INSTRUCTION • Introduit dans certaines écoles du canton, le programme «Silence on lit!» a pour but de redonner le goût de la lecture aux élèves. Mais ce projet ne fonctionne pas partout comme espéré.
«Ça ne fonctionne pas. Les élèves dorment sur leur bureau.» Les mots de Martine*, enseignante genevoise, sont sans appel. Depuis 2017, le Département de l’instruction publique (DIP) propose, sur base volontaire, aux écoles genevoises d’introduire le programme «Silence on lit!».
Le principe est simple. Chaque jour, durant quinze minutes, toute l’école concernée s’arrête pour lire. Elèves, corps enseignant et membres du personnel administratif sont censés ouvrir un livre de leur choix lors du temps imparti. Le but: promouvoir et donner le goût de la lecture aux élèves. Actuellement, plus de 50 établissements des trois degrés d’enseignement appliquent ce programme.
Mais dans la pratique, les résultats sont contrastés. L’adhésion des élèves, notamment des plus âgés, s’avère difficile et certains enseignants se montrent critiques envers ce projet. «Le premier mois, tout le monde a joué le jeu. Mais cela s’est vite dégradé. Avec le temps, je n’ai eu plus que trois étudiants de ma classe qui lisaient. Les autres refusaient de le faire. Pourtant, ils étaient considérés comme studieux», explique Martine, qui enseigne du secondaire II.
Lire à haute voix
Martine n’est pas la seule dans cette situation. «Sur mes 40 élèves, cinq amènent de la lecture personnelle et une dizaine lisent leur livre de cours. Les autres regardent par la fenêtre», explique Juliette*, enseignante au secondaire II également. Elle relève que les élèves qui prennent part à ce programme sont ceux qui pratiquent déjà la lecture dans le cadre familial.
Le constat est plus dur pour sa classe d’école de commerce où aucun de ses élèves n’apporte son bouquin. «Même s’ils ne participent pas, le point positif est que ce moment arrive en début de cours. Cela permet de gagner en tranquillité pour le reste de la leçon», soulève-t-elle.
Face au désengagement des jeunes, Martine raconte qu’une collègue a pris l’initiative de lire elle-même à haute voix. «Je trouve choquant de lire une histoire à des adolescents de 17 ans. Le goût de la lecture se transmet selon moi bien plus tôt», affirme-t-elle.
Redonner le goût de la lecture
Mais certains enseignants dressent un constat plus optimiste. Paul*, qui travaille dans le secondaire II, explique aimer ce moment. «Dans ma classe, les trois quarts de mes élèves lisent. Et ceux qui ne le font pas sont forcés d’attendre. Cela crée une période de calme bienvenue pour la suite du cours», note-t-il.

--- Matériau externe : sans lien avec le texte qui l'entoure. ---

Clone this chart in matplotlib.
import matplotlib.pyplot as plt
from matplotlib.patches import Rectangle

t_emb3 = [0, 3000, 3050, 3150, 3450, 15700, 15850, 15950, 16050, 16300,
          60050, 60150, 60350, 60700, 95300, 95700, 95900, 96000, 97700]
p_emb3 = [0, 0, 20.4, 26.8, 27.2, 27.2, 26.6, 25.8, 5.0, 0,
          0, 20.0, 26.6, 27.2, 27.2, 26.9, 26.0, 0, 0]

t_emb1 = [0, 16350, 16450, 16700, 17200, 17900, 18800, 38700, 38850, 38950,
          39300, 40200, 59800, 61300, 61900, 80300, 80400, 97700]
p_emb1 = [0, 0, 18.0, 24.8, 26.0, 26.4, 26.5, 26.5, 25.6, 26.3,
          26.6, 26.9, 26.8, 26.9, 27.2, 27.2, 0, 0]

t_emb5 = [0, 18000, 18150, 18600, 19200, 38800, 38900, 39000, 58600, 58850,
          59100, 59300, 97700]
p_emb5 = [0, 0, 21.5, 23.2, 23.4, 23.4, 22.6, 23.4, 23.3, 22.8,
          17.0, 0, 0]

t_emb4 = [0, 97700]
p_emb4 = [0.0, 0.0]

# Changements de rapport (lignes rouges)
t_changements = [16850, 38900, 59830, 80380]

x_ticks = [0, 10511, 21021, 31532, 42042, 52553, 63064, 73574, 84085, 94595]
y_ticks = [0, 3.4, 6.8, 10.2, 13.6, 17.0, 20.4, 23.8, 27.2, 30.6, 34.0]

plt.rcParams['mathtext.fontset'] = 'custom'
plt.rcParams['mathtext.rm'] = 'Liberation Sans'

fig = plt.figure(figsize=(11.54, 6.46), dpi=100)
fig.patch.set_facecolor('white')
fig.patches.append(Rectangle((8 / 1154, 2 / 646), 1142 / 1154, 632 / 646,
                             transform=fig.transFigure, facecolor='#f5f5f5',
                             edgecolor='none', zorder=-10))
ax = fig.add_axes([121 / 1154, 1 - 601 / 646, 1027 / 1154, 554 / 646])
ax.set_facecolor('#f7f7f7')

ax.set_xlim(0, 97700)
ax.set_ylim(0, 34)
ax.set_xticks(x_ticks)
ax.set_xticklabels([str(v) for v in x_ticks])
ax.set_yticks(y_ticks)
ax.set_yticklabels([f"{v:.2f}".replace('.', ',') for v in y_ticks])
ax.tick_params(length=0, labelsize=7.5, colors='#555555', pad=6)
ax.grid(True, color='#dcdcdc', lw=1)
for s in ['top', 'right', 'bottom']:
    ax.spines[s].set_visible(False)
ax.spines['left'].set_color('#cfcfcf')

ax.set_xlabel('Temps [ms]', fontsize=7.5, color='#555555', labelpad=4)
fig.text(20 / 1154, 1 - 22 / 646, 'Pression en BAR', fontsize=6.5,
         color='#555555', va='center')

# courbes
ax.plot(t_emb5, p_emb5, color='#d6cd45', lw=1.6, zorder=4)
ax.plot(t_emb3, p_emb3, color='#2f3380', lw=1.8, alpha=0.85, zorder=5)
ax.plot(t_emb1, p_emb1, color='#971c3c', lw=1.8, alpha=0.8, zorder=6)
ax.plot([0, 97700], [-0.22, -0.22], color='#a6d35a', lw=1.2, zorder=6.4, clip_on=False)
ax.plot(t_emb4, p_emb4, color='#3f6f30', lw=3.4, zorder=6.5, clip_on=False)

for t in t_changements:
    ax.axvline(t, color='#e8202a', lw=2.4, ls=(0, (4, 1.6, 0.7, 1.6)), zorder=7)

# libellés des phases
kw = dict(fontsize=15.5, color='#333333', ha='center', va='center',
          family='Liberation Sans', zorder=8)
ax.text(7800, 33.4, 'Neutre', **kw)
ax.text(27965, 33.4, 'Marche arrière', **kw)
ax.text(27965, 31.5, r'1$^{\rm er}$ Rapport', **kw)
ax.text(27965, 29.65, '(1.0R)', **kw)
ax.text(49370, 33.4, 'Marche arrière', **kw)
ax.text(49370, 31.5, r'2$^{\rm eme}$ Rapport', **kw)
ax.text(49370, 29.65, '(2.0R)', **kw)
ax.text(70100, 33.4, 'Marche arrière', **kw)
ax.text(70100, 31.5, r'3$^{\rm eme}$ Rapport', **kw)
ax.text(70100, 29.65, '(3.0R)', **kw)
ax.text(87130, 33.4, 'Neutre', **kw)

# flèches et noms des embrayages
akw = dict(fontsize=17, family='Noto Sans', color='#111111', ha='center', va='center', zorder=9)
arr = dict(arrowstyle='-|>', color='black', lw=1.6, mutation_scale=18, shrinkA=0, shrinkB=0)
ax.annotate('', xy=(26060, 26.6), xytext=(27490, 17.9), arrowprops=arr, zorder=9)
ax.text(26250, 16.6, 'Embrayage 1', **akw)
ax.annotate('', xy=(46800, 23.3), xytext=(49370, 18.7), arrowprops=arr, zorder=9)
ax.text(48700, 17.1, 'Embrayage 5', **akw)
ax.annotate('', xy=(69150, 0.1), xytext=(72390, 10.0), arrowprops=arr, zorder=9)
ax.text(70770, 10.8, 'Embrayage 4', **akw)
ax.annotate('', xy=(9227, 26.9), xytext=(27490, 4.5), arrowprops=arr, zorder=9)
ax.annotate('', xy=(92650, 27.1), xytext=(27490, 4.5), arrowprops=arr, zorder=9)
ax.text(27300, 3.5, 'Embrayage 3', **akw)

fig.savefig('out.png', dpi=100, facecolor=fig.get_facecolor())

Selon lui, la moitié de ses collègues soutient ce programme.
Marc* se montre lui aussi très enthousiaste vis-à-vis de «Silence on lit!». Il a réussi à redonner le goût de la lecture à ses élèves du Cycle d’orientation. Certains ne lisaient pas du tout, d’autres faisaient semblant. «Pour y arriver, j’ai dû aller chercher des livres à la médiathèque. J’ai sélectionné des bouquins faciles à lire avec peu de mots par page. Et ils ont croché», affirme-t-il. Il reconnaît néanmoins que sa mise en œuvre peut être améliorée et qu’il fait partie d’une minorité, parmi ses collègues, à défendre ce programme.
Quant au Département de l’instruction publique, il se montre satisfait du projet, qu’il juge positif. «Nous constatons que dans de nombreux établissements, «Silence on lit!» fonctionne extrêmement bien et apporte de multiples avantages, qu’il s’agisse de l’apprentissage de la lecture, de la concentration, ou encore du climat d’établissement», déclare Claire Alhanko, chargée d’information et communication.
La faute des réseaux sociaux
Pour Juliette, le refus de lire s’explique avant tout par une perte de compétence fondamentale. «J’ai le sentiment que les jeunes ne savent plus lire. Ils n’arrivent plus à mobiliser leur imagination. Le format mis en place ne répond pas à leurs besoins», estime-t-elle.
Martine pousse la réflexion plus loin. Selon elle, si les jeunes délaissent la lecture, c’est en grande partie à cause des réseaux sociaux et des téléphones portables. «Lire demande un effort, alors que faire défiler du contenu sur Instagram n’en exige aucun.»
Si le programme «Silence on lit!» divise, il met en lumière une question plus large: comment réconcilier les adolescents avec la lecture à l’heure de l’omniprésence des écrans? Une réflexion que l’école seule ne peut porter.